明大戦では自分のエラーで勝ち越しの点を与えてしまったので、まずは守備です。ファインプレーではなく、当たり前のことを当たり前にできるようにしたいです。

――きょうは打点に絡んだ場面が多かったですが、率直な感想をお願いします

嬉しいです

――あしたの試合にむけて

明大戦のときは、1敗してまた勝っても(3回戦に)勝ち切れなかったので、あしたの試合は初回から全員集中して、しっかり勝ちきれるように頑張っていきたいです。

倉本芳郎(法3=広島・修道)

――きょうの試合を振り返っていかがでしたか

明大戦から負けが続いていてきのうも慶大戦に負けてしまって。どうしても勝たないといけないという状況だったので、勝ててよかったです。

――守備に関してはいかがでしたか

冬の練習から意識していたことの成果が出てきて、自分のやりたいことができていると思います。守備に関しては自信を持ってやっています。

――重要な場面での本塁打でしたがいかがでしたか

このリーグ戦始まって全然打ててなくて。自分的には自信を持って打席に入っていたんですけど、なかなか結果はついてこなくて。悔しい思いでいっぱいだったんですけど、監督もよくおっしゃるように、気持ちで頑張りました。

――本塁打を打ったときの打席に入る時はどのような気持ちでしたか

とりあえず塁に出ようと思いました。関東地区大学選手権のときからピッチャーの猪砂(慶大)にはずっと抑えられていて、揺さぶることもチャンスをつくることもできていませんでした。とりあえず塁に出ようと食らいついた結果がホームランにつながったと思います。

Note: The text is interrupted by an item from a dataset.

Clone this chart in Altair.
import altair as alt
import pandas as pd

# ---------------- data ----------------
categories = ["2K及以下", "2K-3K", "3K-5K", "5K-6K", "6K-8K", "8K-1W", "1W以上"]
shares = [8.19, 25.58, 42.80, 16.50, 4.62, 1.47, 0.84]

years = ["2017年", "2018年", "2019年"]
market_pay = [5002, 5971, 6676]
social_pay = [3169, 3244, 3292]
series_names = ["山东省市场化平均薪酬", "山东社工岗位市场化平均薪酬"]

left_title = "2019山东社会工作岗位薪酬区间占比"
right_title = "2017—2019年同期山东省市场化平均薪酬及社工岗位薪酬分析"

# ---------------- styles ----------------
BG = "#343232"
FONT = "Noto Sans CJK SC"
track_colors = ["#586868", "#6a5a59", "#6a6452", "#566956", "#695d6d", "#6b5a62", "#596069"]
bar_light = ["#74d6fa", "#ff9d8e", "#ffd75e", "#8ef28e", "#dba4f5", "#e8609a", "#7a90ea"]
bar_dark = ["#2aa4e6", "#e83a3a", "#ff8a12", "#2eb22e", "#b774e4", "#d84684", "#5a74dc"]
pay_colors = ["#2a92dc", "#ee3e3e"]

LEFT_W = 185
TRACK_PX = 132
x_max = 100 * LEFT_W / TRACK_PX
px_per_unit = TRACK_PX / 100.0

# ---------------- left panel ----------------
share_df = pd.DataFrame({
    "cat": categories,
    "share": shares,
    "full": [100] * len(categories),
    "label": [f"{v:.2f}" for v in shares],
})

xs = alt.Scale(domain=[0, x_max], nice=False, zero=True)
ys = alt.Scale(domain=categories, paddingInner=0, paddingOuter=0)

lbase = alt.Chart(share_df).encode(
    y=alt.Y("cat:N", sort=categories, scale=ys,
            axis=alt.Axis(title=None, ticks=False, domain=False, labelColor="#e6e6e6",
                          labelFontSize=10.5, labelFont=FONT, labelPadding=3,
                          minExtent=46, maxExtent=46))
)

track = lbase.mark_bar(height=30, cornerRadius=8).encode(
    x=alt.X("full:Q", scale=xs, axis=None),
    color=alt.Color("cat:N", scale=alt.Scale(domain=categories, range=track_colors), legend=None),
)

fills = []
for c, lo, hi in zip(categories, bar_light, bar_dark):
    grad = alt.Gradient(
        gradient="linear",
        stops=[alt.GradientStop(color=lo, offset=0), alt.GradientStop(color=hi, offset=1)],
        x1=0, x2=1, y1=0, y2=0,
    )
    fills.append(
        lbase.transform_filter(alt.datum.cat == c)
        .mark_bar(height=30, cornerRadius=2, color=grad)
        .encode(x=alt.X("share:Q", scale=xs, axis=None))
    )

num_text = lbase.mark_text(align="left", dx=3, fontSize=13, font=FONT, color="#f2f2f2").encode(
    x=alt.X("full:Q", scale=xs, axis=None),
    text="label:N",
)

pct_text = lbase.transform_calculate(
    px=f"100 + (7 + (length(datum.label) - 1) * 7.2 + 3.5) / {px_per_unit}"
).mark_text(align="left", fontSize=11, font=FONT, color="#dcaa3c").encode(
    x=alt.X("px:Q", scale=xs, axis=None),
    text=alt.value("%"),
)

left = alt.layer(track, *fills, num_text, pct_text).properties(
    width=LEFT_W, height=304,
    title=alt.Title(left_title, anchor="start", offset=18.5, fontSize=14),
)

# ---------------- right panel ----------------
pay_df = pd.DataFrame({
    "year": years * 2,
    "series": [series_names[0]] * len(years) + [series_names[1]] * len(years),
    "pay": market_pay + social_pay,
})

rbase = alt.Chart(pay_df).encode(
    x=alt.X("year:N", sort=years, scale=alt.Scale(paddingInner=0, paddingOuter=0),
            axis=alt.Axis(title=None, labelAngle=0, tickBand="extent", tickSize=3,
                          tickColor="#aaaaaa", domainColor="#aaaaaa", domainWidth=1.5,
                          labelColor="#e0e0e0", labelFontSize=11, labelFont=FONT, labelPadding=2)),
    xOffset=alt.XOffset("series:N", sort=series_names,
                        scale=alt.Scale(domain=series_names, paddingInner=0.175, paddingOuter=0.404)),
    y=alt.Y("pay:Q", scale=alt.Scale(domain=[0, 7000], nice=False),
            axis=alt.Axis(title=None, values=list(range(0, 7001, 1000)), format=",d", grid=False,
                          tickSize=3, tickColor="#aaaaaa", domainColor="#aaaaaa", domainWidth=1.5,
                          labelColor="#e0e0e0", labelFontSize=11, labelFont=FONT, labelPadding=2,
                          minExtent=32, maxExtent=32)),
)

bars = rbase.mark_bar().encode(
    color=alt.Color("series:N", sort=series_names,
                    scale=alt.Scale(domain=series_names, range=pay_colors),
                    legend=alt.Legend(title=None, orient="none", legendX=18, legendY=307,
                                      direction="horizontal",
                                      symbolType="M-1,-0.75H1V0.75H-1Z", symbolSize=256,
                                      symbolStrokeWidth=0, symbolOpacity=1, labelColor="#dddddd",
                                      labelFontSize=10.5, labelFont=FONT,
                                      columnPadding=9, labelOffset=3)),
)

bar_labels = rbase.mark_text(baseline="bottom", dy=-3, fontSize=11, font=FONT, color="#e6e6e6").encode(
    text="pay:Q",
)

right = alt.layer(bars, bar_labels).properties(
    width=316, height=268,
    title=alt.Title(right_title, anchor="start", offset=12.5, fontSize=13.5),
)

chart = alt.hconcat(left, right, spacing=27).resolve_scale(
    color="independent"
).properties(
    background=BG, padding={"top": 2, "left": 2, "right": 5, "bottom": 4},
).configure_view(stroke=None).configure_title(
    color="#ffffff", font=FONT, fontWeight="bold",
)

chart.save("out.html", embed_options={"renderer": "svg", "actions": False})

――本塁打を打ってから試合の流れが変わったと思います。チームの雰囲気はいかがでしたか

最後も淡泊に終わることなくてしっかり点をとれていたので、あしたにつながる形で試合を終えることができて良かったです。

――あしたの試合に向けて意気込みをお願いします

とりあえず一言で言うなら絶対勝つということですね。これまでメンバー外の方にも支えてもらっていたのに何も返せていなくて。何としても勝って、首の皮をつなげたいと思います。